May 12, 2017

CB devises a system to carefully handle foreign inflows

Sri Lanka’s gross official reserves were estimated at US dollars 5.0 billion compared to  US dollars 6.0 billion at end 2016, while the Sri Lankan rupee depreciated by 1.5 per cent against the US dollar during the year up to 05 May 2017.

Under this set up the Central Bank has devised a system to carefully handle foreign inflows including The Hambantota port sale money which is expected in three tranches—US $ 100 million when signing the contract, another US $ 300 million in three months and the balance US $ 700 million before the end of this year.

Sri Lanka is currently in a debt trap with at least US $ 1.9 billion in debt repayments coming up for during the rest of the year out of the total of US $ 2.6 billion due for 2017.

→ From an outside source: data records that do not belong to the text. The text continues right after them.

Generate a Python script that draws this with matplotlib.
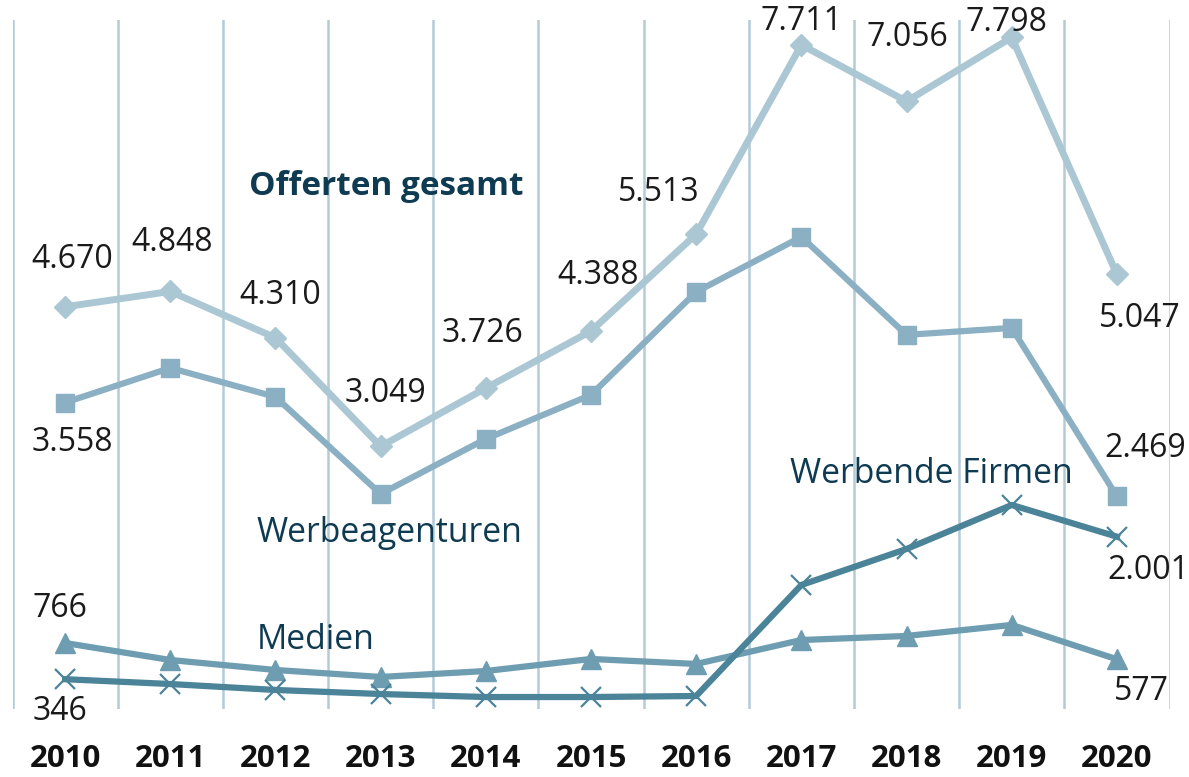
import matplotlib
matplotlib.use("Agg")
import matplotlib.pyplot as plt

years = ["2010", "2011", "2012", "2013", "2014", "2015", "2016", "2017", "2018", "2019", "2020"]
offerten = [4670, 4848, 4310, 3049, 3726, 4388, 5513, 7711, 7056, 7798, 5047]
agenturen = [3558, 3960, 3624, 2497, 3136, 3647, 4843, 5482, 4344, 4425, 2469]
firmen = [346, 290, 221, 174, 139, 139, 151, 1440, 1858, 2369, 2001]
medien = [766, 569, 453, 372, 441, 581, 523, 801, 848, 976, 577]

names = ["Offerten gesamt", "Werbeagenturen", "Werbende Firmen", "Medien"]

plt.rcParams['font.family'] = ['Open Sans', 'DejaVu Sans']

W, H = 1189, 777
fig = plt.figure(figsize=(W / 100, H / 100), dpi=100)
ax = fig.add_axes([12.5 / W, (H - 709) / H, (1169.5 - 12.5) / W, (709 - 20) / H])
x = list(range(len(years)))

c_off = "#abc7d4"
c_ag = "#8cb0c3"
c_fi = "#4b8399"
c_me = "#6e9db1"
c_grid = "#b3cbd7"
c_val = "#1a1a1a"
c_name = "#0e3a52"

for gx in [i - 0.5 for i in range(len(years) + 1)]:
    ax.axvline(gx, color=c_grid, lw=1.8, zorder=0)

ax.plot(x, offerten, color=c_off, lw=5, marker="D", ms=11, zorder=3)
ax.plot(x, agenturen, color=c_ag, lw=4.5, marker="s", ms=13, zorder=3)
ax.plot(x, medien, color=c_me, lw=4.5, marker="^", ms=14, zorder=4)
ax.plot(x, firmen, color=c_fi, lw=4.5, marker="x", ms=15, mew=1.6, zorder=5)

def fmt(v):
    return f"{v:,}".replace(",", ".")

off_offsets = [(7, 47), (2, 49), (5, 42), (5, 53), (-3, 55), (7, 56), (-37, 42),
               (0, 23), (1, 64), (-5, 15), (23, -44)]
for i, (v, off) in enumerate(zip(offerten, off_offsets)):
    ax.annotate(fmt(v), (i, v), xytext=off, textcoords="offset pixels",
                ha="center", va="center", fontsize=23, color=c_val, zorder=6)

others = [(agenturen, 0, (7, -40)), (agenturen, 10, (28, 48)),
          (firmen, 0, (-5, -32)), (firmen, 10, (31, -34)),
          (medien, 0, (-5, 35)), (medien, 10, (25, -32))]
for series, i, off in others:
    ax.annotate(fmt(series[i]), (i, series[i]), xytext=off, textcoords="offset pixels",
                ha="center", va="center", fontsize=23, color=c_val, zorder=6)

ax.text(3.05, 6063, names[0], ha="center", va="center", fontsize=24,
        fontweight="bold", color=c_name)
ax.text(3.08, 2044, names[1], ha="center", va="center", fontsize=24.3, color=c_name)
ax.text(8.24, 2729, names[2], ha="center", va="center", fontsize=24.3, color=c_name)
ax.text(2.38, 801, names[3], ha="center", va="center", fontsize=24.3, color=c_name)

ax.set_xlim(-0.5, len(years) - 0.5)
ax.set_ylim(0, 8000)
ax.set_xticks(x)
ax.set_xticklabels(years, fontsize=22.5, fontweight="bold", color="#111111")
ax.tick_params(axis="x", length=0, pad=25)
ax.set_yticks([])
for s in ax.spines.values():
    s.set_visible(False)
ax.patch.set_alpha(0)

fig.savefig("out.png", dpi=100)
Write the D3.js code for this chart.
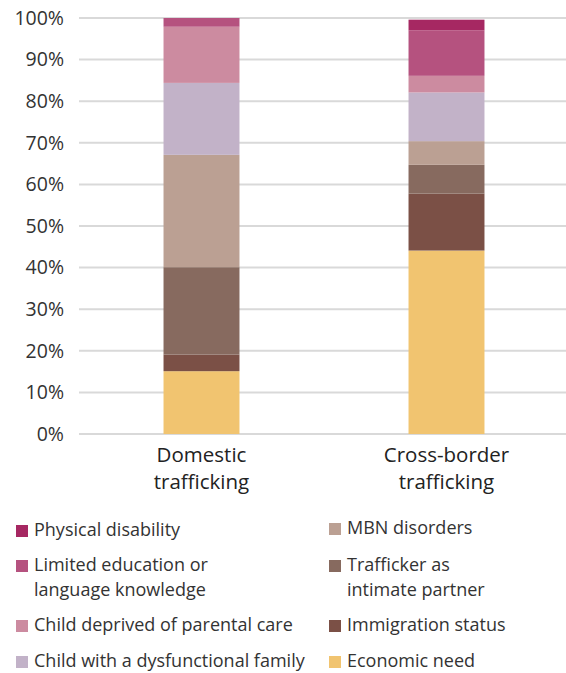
<!DOCTYPE html>
<html><head><meta charset="utf-8">
<script src="https://cdn.jsdelivr.net/npm/d3@7"></script>
<style>body{margin:0;background:#fff;} svg{display:block;font-family:"Open Sans",sans-serif;}</style>
</head><body>
<svg id="chart" width="566" height="673"></svg>
<script>
const categories = ["Domestic\ntrafficking", "Cross-border\ntrafficking"];
const seriesNames = ["Economic need","Immigration status","Trafficker as\nintimate partner","MBN disorders","Child with a dysfunctional family","Child deprived of parental care","Limited education or\nlanguage knowledge","Physical disability"];
const seriesColors = ["#f1c470","#7b5046","#876a5f","#bba093","#c2b2c8","#cc8ba0","#b5527f","#a62862"];
const economicNeed = [15.1, 44.1];
const immigrationStatus = [4.0, 13.7];
const traffickerPartner = [21.0, 6.9];
const mbnDisorders = [27.0, 5.7];
const dysfunctionalFamily = [17.3, 11.7];
const deprivedCare = [13.5, 4.0];
const limitedEducation = [2.1, 10.9];
const physicalDisability = [0.0, 2.6];
const tickValues = [0,10,20,30,40,50,60,70,80,90,100];

const seriesValues = [economicNeed, immigrationStatus, traffickerPartner, mbnDisorders, dysfunctionalFamily, deprivedCare, limitedEducation, physicalDisability];

const svg = d3.select("#chart");
const y = d3.scaleLinear().domain([0,100]).range([434,18]);
const x = d3.scaleBand().domain(categories).range([79,569]).paddingInner(0.69).paddingOuter(0.345);

// gridlines
svg.append("g").selectAll("line").data(tickValues).join("line")
  .attr("x1",79).attr("x2",569)
  .attr("y1",d=>y(d)).attr("y2",d=>y(d))
  .attr("stroke","#d9d9d9").attr("stroke-width",2);

// y labels
svg.append("g").selectAll("text").data(tickValues).join("text")
  .attr("x",64).attr("y",d=>y(d)).attr("dy","0.35em")
  .attr("text-anchor","end").attr("font-size",19.5).attr("fill","#333")
  .text(d=>d+"%");

// stacks
const table = categories.map((c,i)=>{const o={cat:c}; seriesValues.forEach((s,j)=>o[j]=s[i]); return o;});
const stack = d3.stack().keys(seriesValues.map((s,j)=>j));
const stacked = stack(table);
svg.append("g").selectAll("g").data(stacked).join("g")
  .attr("fill",(d,i)=>seriesColors[i])
  .selectAll("rect").data(d=>d).join("rect")
  .attr("x",d=>x(d.data.cat)).attr("width",x.bandwidth())
  .attr("y",d=>y(d[1])).attr("height",d=>Math.max(0,y(d[0])-y(d[1])));

// x labels
const xl = svg.append("g").selectAll("text").data(categories).join("text")
  .attr("x",d=>x(d)+x.bandwidth()/2).attr("y",462)
  .attr("text-anchor","middle").attr("font-size",20.5).attr("fill","#222");
xl.each(function(d){
  const t=d3.select(this);
  d.split("\n").forEach((line,i)=>t.append("tspan").attr("x",x(d)+x.bandwidth()/2).attr("dy",i?27:0).text(line));
});

// legend
const legendOrder = [7,6,5,4,3,2,1,0];
const legendPos = [
  {x:16,y:530},{x:16,y:565},{x:16,y:625},{x:16,y:661},
  {x:329,y:528},{x:329,y:565},{x:329,y:625},{x:329,y:661}
];
const lg = svg.append("g").selectAll("g").data(legendOrder).join("g")
  .attr("transform",(d,i)=>`translate(${legendPos[i].x},${legendPos[i].y})`);
lg.append("rect").attr("x",0).attr("y",-5).attr("width",12).attr("height",12).attr("fill",d=>seriesColors[d]);
lg.append("text").attr("x",18).attr("y",0).attr("dy","0.35em").attr("font-size",18).attr("fill","#333")
  .each(function(d){
    const t=d3.select(this);
    seriesNames[d].split("\n").forEach((line,i)=>t.append("tspan").attr("x",18).attr("dy",i?25:"0.35em").text(line));
  });
</script>
</body></html>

Foreign inflows into the country have been declined the earnings from exports have come down , expenditure on imports rising and the current account deficit of the external account performing worse than expected. The foreign direct investment (FDI) is not forth coming as expected.

Central Bank Dr. Indrajit Coomaraswamy told journalists recently they have lined up at least another US $ 2.4 billion from several sources— US $ 1.5 billion from a sovereign bond issue, US $ 450 million syndicated loan, which could go up to US $ 700 million or even up to US $ 1.0 billion and another US $ 200 million loan from China Development Bank.